The ability to plan for the future seems like a uniquely human skill, and it’s almost a superpower for those in horticulture. Deciding what to plant and when every year takes wisdom, experience, patience and a little bit of hope.
Helping to explain how to choose the seeds for your next growing season is Caleb Goosen, Ph.D., crop and conservation specialist with the Maine Organic Farmers and Gardeners Association.
Goosen explained that most vegetables have true seeds, created as a result of flowering, but then there are the exceptions – garlic, potatoes and sweet potatoes, for example. To grow them, you’ll plant a clove or a tuber. “The main thing to remember [with the latter] is that because it’s the entire plant or a portion of a living plant that becomes another copy of itself, it can bring disease with it a little more easily,” he said. He suggested finding certified seed for those crops to lower the chance of issues occurring.
Consideration #1: Start seeds or buy seedlings?
Like a lot of things in life, the answer to this question is “it depends.” What are you growing? Short season crops, such as small greens, quick root crops and some beans and peas, can go directly in the soil. Others, like carrots, parsnips, other beans and peas and some herbs, can be difficult to transplant.
Long season crops (brassicas, nightshades, cucurbits, alliums and artichokes) need to have a head start. Goosen suggested getting them started somewhere warm – or purchasing seedlings.
Consideration #2: How much seed do you need?

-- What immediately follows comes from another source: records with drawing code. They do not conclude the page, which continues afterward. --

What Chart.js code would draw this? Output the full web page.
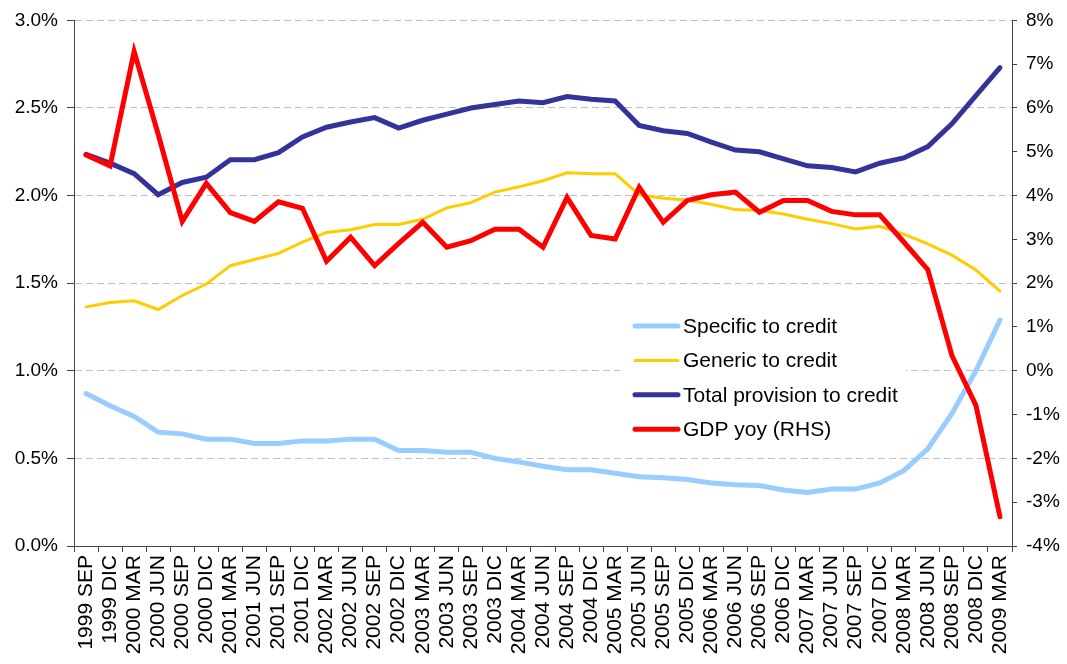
<!DOCTYPE html>
<html>
<head>
<meta charset="utf-8">
<script src="https://cdn.jsdelivr.net/npm/chart.js@4.4.1/dist/chart.umd.min.js"></script>
<style>
  html, body { margin: 0; padding: 0; background: #fff; }
</style>
</head>
<body>
<canvas id="chart" width="1067" height="664"></canvas>
<script>
// quarters on the x axis
const quarters = [
  '1999 SEP', '1999 DIC', '2000 MAR', '2000 JUN', '2000 SEP', '2000 DIC',
  '2001 MAR', '2001 JUN', '2001 SEP', '2001 DIC', '2002 MAR', '2002 JUN',
  '2002 SEP', '2002 DIC', '2003 MAR', '2003 JUN', '2003 SEP', '2003 DIC',
  '2004 MAR', '2004 JUN', '2004 SEP', '2004 DIC', '2005 MAR', '2005 JUN',
  '2005 SEP', '2005 DIC', '2006 MAR', '2006 JUN', '2006 SEP', '2006 DIC',
  '2007 MAR', '2007 JUN', '2007 SEP', '2007 DIC', '2008 MAR', '2008 JUN',
  '2008 SEP', '2008 DIC', '2009 MAR'
];

// left axis, % of credit
const specificToCredit = [
  0.87, 0.80, 0.74, 0.65, 0.64, 0.61, 0.61, 0.585, 0.585, 0.60,
  0.60, 0.61, 0.61, 0.545, 0.545, 0.535, 0.535, 0.50, 0.48, 0.455,
  0.435, 0.435, 0.415, 0.395, 0.39, 0.38, 0.36, 0.35, 0.345, 0.32,
  0.305, 0.325, 0.325, 0.36, 0.43, 0.555, 0.755, 1.0, 1.29
];
const genericToCredit = [
  1.365, 1.39, 1.40, 1.35, 1.43, 1.495, 1.60, 1.635, 1.67, 1.735,
  1.79, 1.805, 1.835, 1.835, 1.865, 1.93, 1.96, 2.02, 2.05, 2.085,
  2.13, 2.125, 2.125, 2.005, 1.985, 1.975, 1.95, 1.92, 1.915, 1.895,
  1.865, 1.84, 1.81, 1.825, 1.78, 1.725, 1.66, 1.575, 1.455
];
const totalProvision = [
  2.235, 2.185, 2.125, 2.005, 2.075, 2.105, 2.205, 2.205, 2.245, 2.335,
  2.39, 2.42, 2.445, 2.385, 2.43, 2.465, 2.50, 2.52, 2.54, 2.53,
  2.565, 2.55, 2.54, 2.40, 2.37, 2.355, 2.305, 2.26, 2.25, 2.21,
  2.17, 2.16, 2.135, 2.185, 2.215, 2.28, 2.41, 2.57, 2.73
];
// right axis, GDP yoy %
const gdpYoy = [
  4.93, 4.68, 7.29, 5.4, 3.41, 4.28, 3.61, 3.41, 3.86, 3.71,
  2.50, 3.05, 2.40, 2.91, 3.39, 2.82, 2.97, 3.23, 3.23, 2.82,
  3.96, 3.09, 3.01, 4.19, 3.39, 3.89, 4.02, 4.08, 3.62, 3.89,
  3.89, 3.64, 3.56, 3.56, 2.94, 2.31, 0.35, -0.79, -3.33
];

const FONT = '"Liberation Sans", Arial, sans-serif';
const AXIS = '#444';

// legend box sitting inside the plot, white background hides the grid
const boxLegend = {
  id: 'boxLegend',
  beforeDatasetsDraw(chart) {
    const ctx = chart.ctx;
    ctx.save();
    ctx.fillStyle = '#fff';
    ctx.fillRect(620, 306, 286, 140);
    ctx.font = '21px ' + FONT;
    ctx.textBaseline = 'middle';
    chart.data.datasets.forEach((ds, i) => {
      const y = 326 + i * 34.4;
      ctx.strokeStyle = ds.borderColor;
      ctx.lineWidth = ds.borderWidth;
      ctx.lineCap = 'round';
      ctx.beginPath();
      ctx.moveTo(635, y);
      ctx.lineTo(678, y);
      ctx.stroke();
      ctx.fillStyle = '#000';
      ctx.fillText(ds.label, 683, y + 1);
    });
    ctx.restore();
  }
};

const ctx = document.getElementById('chart').getContext('2d');
new Chart(ctx, {
  type: 'line',
  data: {
    labels: quarters,
    datasets: [
      { label: 'Specific to credit', data: specificToCredit, yAxisID: 'y',
        borderColor: '#99CCFF', borderWidth: 5, order: 4 },
      { label: 'Generic to credit', data: genericToCredit, yAxisID: 'y',
        borderColor: '#FFCC00', borderWidth: 3, order: 3 },
      { label: 'Total provision to credit', data: totalProvision, yAxisID: 'y',
        borderColor: '#333399', borderWidth: 5, order: 2 },
      { label: 'GDP yoy (RHS)', data: gdpYoy, yAxisID: 'y1',
        borderColor: '#FF0000', borderWidth: 5, order: 1 }
    ]
  },
  options: {
    responsive: false,
    animation: false,
    layout: { padding: { top: 20, left: 0, right: 0, bottom: 0 } },
    elements: {
      point: { radius: 0 },
      line: { tension: 0, borderCapStyle: 'round', fill: false }
    },
    plugins: {
      legend: { display: false },
      tooltip: { enabled: false }
    },
    scales: {
      x: {
        offset: true,
        grid: { offset: true, drawOnChartArea: false, tickLength: 6, color: AXIS },
        border: { color: AXIS },
        ticks: {
          autoSkip: false, minRotation: 90, maxRotation: 90, padding: 3,
          color: '#000', font: { family: FONT, size: 21 }
        },
        afterFit(s) { s.height = 118; }
      },
      y: {
        position: 'left',
        min: 0, max: 3,
        ticks: {
          stepSize: 0.5, padding: 9, color: '#000',
          font: { family: FONT, size: 19 },
          callback: v => v.toFixed(1) + '%'
        },
        grid: { color: '#BFBFBF', tickColor: AXIS, tickLength: 7, tickBorderDash: [] },
        border: { color: AXIS, dash: [7, 4] },
        afterFit(s) { s.width = 74; }
      },
      y1: {
        position: 'right',
        min: -4, max: 8,
        ticks: {
          stepSize: 1, padding: 9, color: '#000',
          font: { family: FONT, size: 19 },
          callback: v => v + '%'
        },
        grid: { drawOnChartArea: false, color: AXIS, tickLength: 5 },
        border: { color: AXIS },
        afterFit(s) { s.width = 55; }
      }
    }
  },
  plugins: [boxLegend]
});
</script>
</body>
</html>
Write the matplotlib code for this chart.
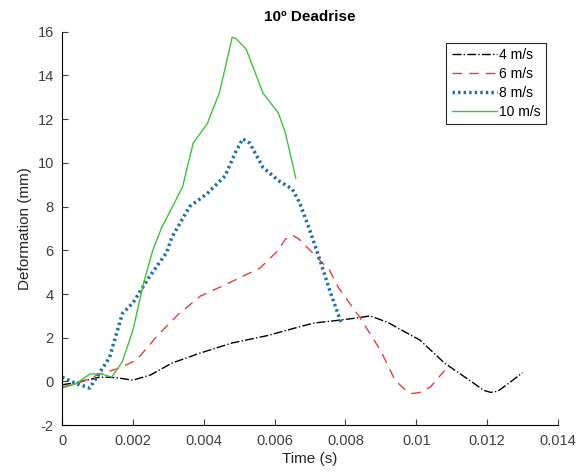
import matplotlib.pyplot as plt

plt.rcParams['font.family'] = ['Liberation Sans', 'DejaVu Sans']
plt.rcParams['axes.unicode_minus'] = False

# 4 m/s
t4 = [0, 0.0004, 0.0008, 0.00106, 0.0015, 0.002, 0.0025, 0.0031, 0.0039, 0.0048,
      0.0058, 0.0067, 0.0071, 0.0078, 0.0083, 0.0087, 0.0092, 0.0097, 0.0101, 0.0108,
      0.0115, 0.0119, 0.0121, 0.0123, 0.0126, 0.013]
d4 = [-0.15, -0.05, 0.1, 0.2, 0.18, 0.06, 0.3, 0.84, 1.3, 1.76,
      2.1, 2.5, 2.67, 2.8, 2.9, 3.0, 2.7, 2.25, 1.9, 0.84,
      0.06, -0.4, -0.5, -0.45, -0.1, 0.4]

# 6 m/s
t6 = [0, 0.0004, 0.0008, 0.00106, 0.0016, 0.0021, 0.00275, 0.0033, 0.0039, 0.0047,
      0.0056, 0.0061, 0.0063, 0.0065, 0.0067, 0.007, 0.00755, 0.0078, 0.0084, 0.009,
      0.0094, 0.0097, 0.0099, 0.0101, 0.0104, 0.0108]
d6 = [-0.25, -0.1, 0.15, 0.34, 0.6, 0.98, 2.2, 3.1, 3.9, 4.5,
      5.2, 6.0, 6.5, 6.7, 6.5, 6.0, 5.1, 4.3, 2.95, 1.4,
      0.06, -0.4, -0.55, -0.5, -0.25, 0.5]

# 8 m/s
t8 = [0, 0.0004, 0.00078, 0.00106, 0.00134, 0.0017, 0.002, 0.00247, 0.00295, 0.0031,
      0.0036, 0.0041, 0.0046, 0.0049, 0.0051, 0.0053, 0.00567, 0.0061, 0.0065, 0.0067,
      0.007, 0.00727, 0.00755, 0.0079]
d8 = [0.2, -0.1, -0.3, 0.4, 1.1, 3.1, 3.6, 4.8, 5.9, 6.6,
      8.0, 8.6, 9.4, 10.5, 11.1, 10.9, 9.8, 9.2, 8.8, 8.2,
      6.9, 5.6, 4.2, 2.6]

# 10 m/s
t10 = [0, 0.0004, 0.00078, 0.0011, 0.0014, 0.0017, 0.002, 0.0023, 0.00256, 0.0028,
       0.0034, 0.0037, 0.0041, 0.00444, 0.0047, 0.0048, 0.0049, 0.0052, 0.00567, 0.0061,
       0.0063, 0.0066]
d10 = [-0.3, -0.1, 0.34, 0.35, 0.2, 0.9, 2.35, 4.5, 6.0, 7.0,
       8.9, 10.9, 11.8, 13.2, 15.0, 15.75, 15.7, 15.2, 13.2, 12.3,
       11.4, 9.3]

fig = plt.figure(figsize=(5.86, 4.74), dpi=100)
ax = fig.add_axes([0.106, 0.103, 0.846, 0.83])

ax.plot(t4, d4, color='black', linestyle='-.', linewidth=1.0, label='4 m/s')
ax.plot(t6, d6, color='#e0403c', linestyle=(0, (7, 5)), linewidth=1.0, label='6 m/s')
ax.plot(t8, d8, color='#1f6ea6', linestyle=(0, (0.7, 0.9)), linewidth=2.5, label='8 m/s')
ax.plot(t10, d10, color='#3cc43c', linestyle='-', linewidth=1.0, label='10 m/s')

ax.set_xlim(0, 0.014)
ax.set_ylim(-2, 16)
ax.set_xticks([0, 0.002, 0.004, 0.006, 0.008, 0.01, 0.012, 0.014])
ax.set_xticklabels(['0', '0.002', '0.004', '0.006', '0.008', '0.01', '0.012', '0.014'])
ax.set_yticks(range(-2, 17, 2))
ax.spines['top'].set_visible(False)
ax.spines['right'].set_visible(False)
ax.tick_params(direction='in', labelsize=10.5, colors='#404040', length=4, pad=6)
ax.set_xlabel('Time (s)', fontsize=11, color='#262626', labelpad=3)
ax.set_ylabel('Deformation (mm)', fontsize=11, color='#262626', labelpad=4)
ax.set_title('10º Deadrise', fontsize=11, fontweight='bold', pad=8)

leg = ax.legend(loc='upper right', bbox_to_anchor=(0.99, 0.99), fontsize=10,
                handlelength=3.3, handletextpad=0.1, borderpad=0.4,
                labelspacing=0.35, fancybox=False, framealpha=1)
leg.get_frame().set_edgecolor('#262626')
leg.get_frame().set_linewidth(0.8)

fig.savefig('out.png', dpi=100)
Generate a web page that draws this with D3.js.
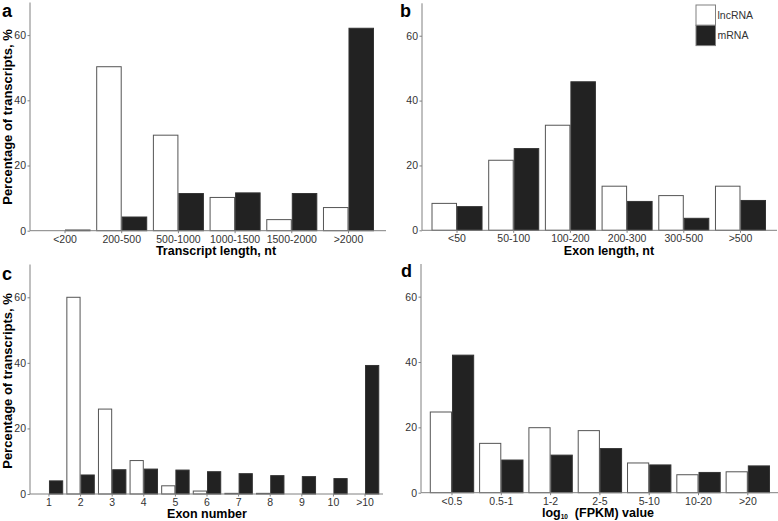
<!DOCTYPE html>
<html lang="en">
<head>
<meta charset="utf-8">
<title>lncRNA vs mRNA features</title>
<script src="https://cdn.jsdelivr.net/npm/d3@7"></script>
<style>
    body { margin: 0; background: #fff; }
    svg { display: block; font-family: "Liberation Sans", Arial, sans-serif; }
    .tick text { fill: #333; font-size: 10.5px; }
    .tick line, .axis-line { stroke: #808080; stroke-width: 1; }
    .ttl { font-weight: bold; fill: #000; }
</style>
</head>
<body>
<svg id="chart" width="778" height="521"></svg>
<script>
// values (percent of transcripts)
const lengthCats = ["<200", "200-500", "500-1000", "1000-1500", "1500-2000", ">2000"];
const lengthLnc  = [0, 50.3, 29.3, 10.2, 3.4, 7.1];
const lengthMrna = [0.2, 4.2, 11.4, 11.6, 11.4, 62.1];

const exonLenCats = ["<50", "50-100", "100-200", "200-300", "300-500", ">500"];
const exonLenLnc  = [8.3, 21.6, 32.4, 13.6, 10.7, 13.6];
const exonLenMrna = [7.3, 25.2, 45.8, 8.9, 3.7, 9.2];

const exonNumCats = ["1", "2", "3", "4", "5", "6", "7", "8", "9", "10", ">10"];
const exonNumLnc  = [0, 60.0, 25.9, 10.2, 2.5, 0.9, 0.2, 0.2, 0, 0, 0];
const exonNumMrna = [4.0, 5.8, 7.4, 7.6, 7.3, 6.8, 6.2, 5.6, 5.3, 4.7, 39.2];

const fpkmCats = ["<0.5", "0.5-1", "1-2", "2-5", "5-10", "10-20", ">20"];
const fpkmLnc  = [24.7, 15.1, 19.9, 19.0, 9.1, 5.5, 6.4];
const fpkmMrna = [42.1, 10.0, 11.5, 13.5, 8.5, 6.2, 8.2];

const seriesNames = ["lncRNA", "mRNA"];
const yTicks = [0, 20, 40, 60];
const yMax = 70;

const fills = { lncRNA: "#ffffff", mRNA: "#222222" };
const strokes = { lncRNA: "#555555", mRNA: "#333333" };

const svg = d3.select("#chart");

function drawPanel(p) {
    var g = svg.append("g");

    var x = d3.scaleBand()
        .domain(p.cats)
        .range([p.x0, p.x1])
        .paddingInner(0.1)
        .paddingOuter(0.15);
    var xs = d3.scaleBand()
        .domain(seriesNames)
        .range([0, x.bandwidth()]);
    var y = d3.scaleLinear()
        .domain([0, yMax])
        .range([p.yb, p.yt]);

    var rows = p.cats.map(function (c, i) {
        return { cat: c, lncRNA: p.lnc[i], mRNA: p.mrna[i] };
    });

    // bars
    var groups = g.selectAll("g.grp")
        .data(rows)
        .enter().append("g")
        .attr("class", "grp")
        .attr("transform", function (d) { return "translate(" + x(d.cat) + ",0)"; });

    groups.selectAll("rect")
        .data(function (d) {
            return seriesNames.map(function (s) { return { key: s, value: d[s] }; })
                .filter(function (e) { return e.value > 0; });
        })
        .enter().append("rect")
        .attr("x", function (d) { return xs(d.key) + 0.5; })
        .attr("width", xs.bandwidth() - 1)
        .attr("y", function (d) { return y(d.value); })
        .attr("height", function (d) { return Math.max(0.5, y(0) - y(d.value)); })
        .attr("fill", function (d) { return fills[d.key]; })
        .attr("stroke", function (d) { return strokes[d.key]; })
        .attr("stroke-width", 1);

    // y axis
    var ya = g.append("g")
        .attr("transform", "translate(" + p.ax + ",0)")
        .call(d3.axisLeft(y).tickValues(yTicks).tickSize(2.5).tickSizeOuter(0).tickPadding(1.5));
    ya.select(".domain").remove();
    g.append("line")
        .attr("class", "axis-line")
        .attr("x1", p.ax).attr("x2", p.ax)
        .attr("y1", y(yMax)).attr("y2", y(0));

    // x axis
    var xa = g.append("g")
        .attr("transform", "translate(0," + y(0) + ")")
        .call(d3.axisBottom(x).tickSize(2.5).tickSizeOuter(0).tickPadding(2));
    xa.select(".domain").remove();
    g.append("line")
        .attr("class", "axis-line")
        .attr("x1", p.ax).attr("x2", p.axEnd)
        .attr("y1", y(0)).attr("y2", y(0));

    // x title
    var xt = g.append("text")
        .attr("class", "ttl")
        .attr("x", p.tx)
        .attr("y", p.ty)
        .attr("text-anchor", "middle")
        .style("font-size", "12.5px");
    if (p.titleSub) {
        xt.append("tspan").text(p.title[0]);
        xt.append("tspan").attr("font-size", "6.5px").attr("dy", 2.5).text(p.titleSub);
        xt.append("tspan").attr("dy", -2.5).text("\u00a0 " + p.title[1]);
    } else {
        xt.text(p.title);
    }

    // y title
    if (p.yTitle) {
        g.append("text")
            .attr("class", "ttl")
            .attr("transform", "translate(11.5," + p.yTitleY + ") rotate(-90)")
            .attr("text-anchor", "middle")
            .style("font-size", "13px")
            .text(p.yTitle);
    }

    // panel letter
    g.append("text")
        .attr("class", "ttl")
        .attr("x", p.lx)
        .attr("y", p.ly)
        .style("font-size", "18px")
        .text(p.letter);
}

drawPanel({ cats: lengthCats, lnc: lengthLnc, mrna: lengthMrna,
    x0: 31, x1: 382.5, ax: 30, axEnd: 386, yb: 230.7, yt: 2.5,
    title: "Transcript length, nt", tx: 216, ty: 254.5,
    yTitle: "Percentage of transcripts, %", yTitleY: 117,
    letter: "a", lx: 2, ly: 16.5 });

drawPanel({ cats: exonLenCats, lnc: exonLenLnc, mrna: exonLenMrna,
    x0: 423, x1: 774.5, ax: 422, axEnd: 777, yb: 230.3, yt: 3.3,
    title: "Exon length, nt", tx: 609, ty: 254.5,
    letter: "b", lx: 400, ly: 16.5 });

drawPanel({ cats: exonNumCats, lnc: exonNumLnc, mrna: exonNumMrna,
    x0: 30, x1: 384, ax: 30, axEnd: 383, yb: 494, yt: 264.5,
    title: "Exon number", tx: 207, ty: 518,
    yTitle: "Percentage of transcripts, %", yTitleY: 381,
    letter: "c", lx: 2, ly: 280 });

drawPanel({ cats: fpkmCats, lnc: fpkmLnc, mrna: fpkmMrna,
    x0: 422.4, x1: 777.4, ax: 421, axEnd: 778, yb: 492.7, yt: 264,
    title: ["log", "(FPKM) value"], titleSub: "10", tx: 598, ty: 516.5,
    letter: "d", lx: 401, ly: 277 });

// legend (top right of panel b)
const legend = svg.append("g").attr("transform", "translate(696,5)");
const legendRows = legend.selectAll("g")
    .data(seriesNames)
    .enter().append("g")
    .attr("transform", function (d, i) { return "translate(0," + (i * 20.3) + ")"; });
legendRows.append("rect")
    .attr("width", 19.5)
    .attr("height", 20.3)
    .attr("fill", function (d) { return fills[d]; })
    .attr("stroke", "#808080")
    .attr("stroke-width", 1);
legendRows.append("text")
    .attr("x", 21.5)
    .attr("y", 14)
    .style("font-size", "10.5px")
    .attr("fill", "#333")
    .text(function (d) { return d; });
</script>
</body>
</html>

The best method to answering this question is having past experience. “Hopefully you already have a sense of what you did last year, what you did before,” Goosen said. This is where recordkeeping comes in key. He added that social media can serve as your back-up records – check those dated Instagram and Facebook posts for what was blooming when.
Look at how much produce you sold last year to determine how much seed you need, but aim to overshoot, Goosen said. You’ll always need a little bit more than you think. It can be hard when you’re constrained by space, but some seedlings will always be taken out by pests, by disease and by weather. Be sure to keep good records for the next year too (using a calendar, journal or blog – and take lots of pictures).
If you’re trying a new crop, pay attention to packet and catalog descriptions for germination rates, transplant times, harvest times, etc.
Consideration #3: How do you select varieties?
“First, know your own needs,” Goosen said. “What space do you have? What are you prioritizing?”
Here again, past experience is best, but Goosen said you should leave a little room for new varieties and new growing techniques. An evolution of what you’re already growing is a good step. If your tomatoes are popular, try a new tomato – don’t leap into squashes you are unfamiliar with.
Other tips for choosing varieties include recommendations from nearby growers, ideally those with microclimates and soil types similar to yours. University Extension services also do trials and offer reports on varieties’ disease resistance.
Goosen said to also think about All-America Selections. “Their whole goal is to determine the best of the best,” he said. AAS Winners are flowers and vegetables that have been “tested nationally and proven locally.” You can see their latest champions at all-americaselections.org.
Additionally, you can select varieties based on “pretty pictures,” Goosen said. “For many growers, that’s half the fun.”
Ultimately, though, planning your planting depends on what your needs are and what set-up you have.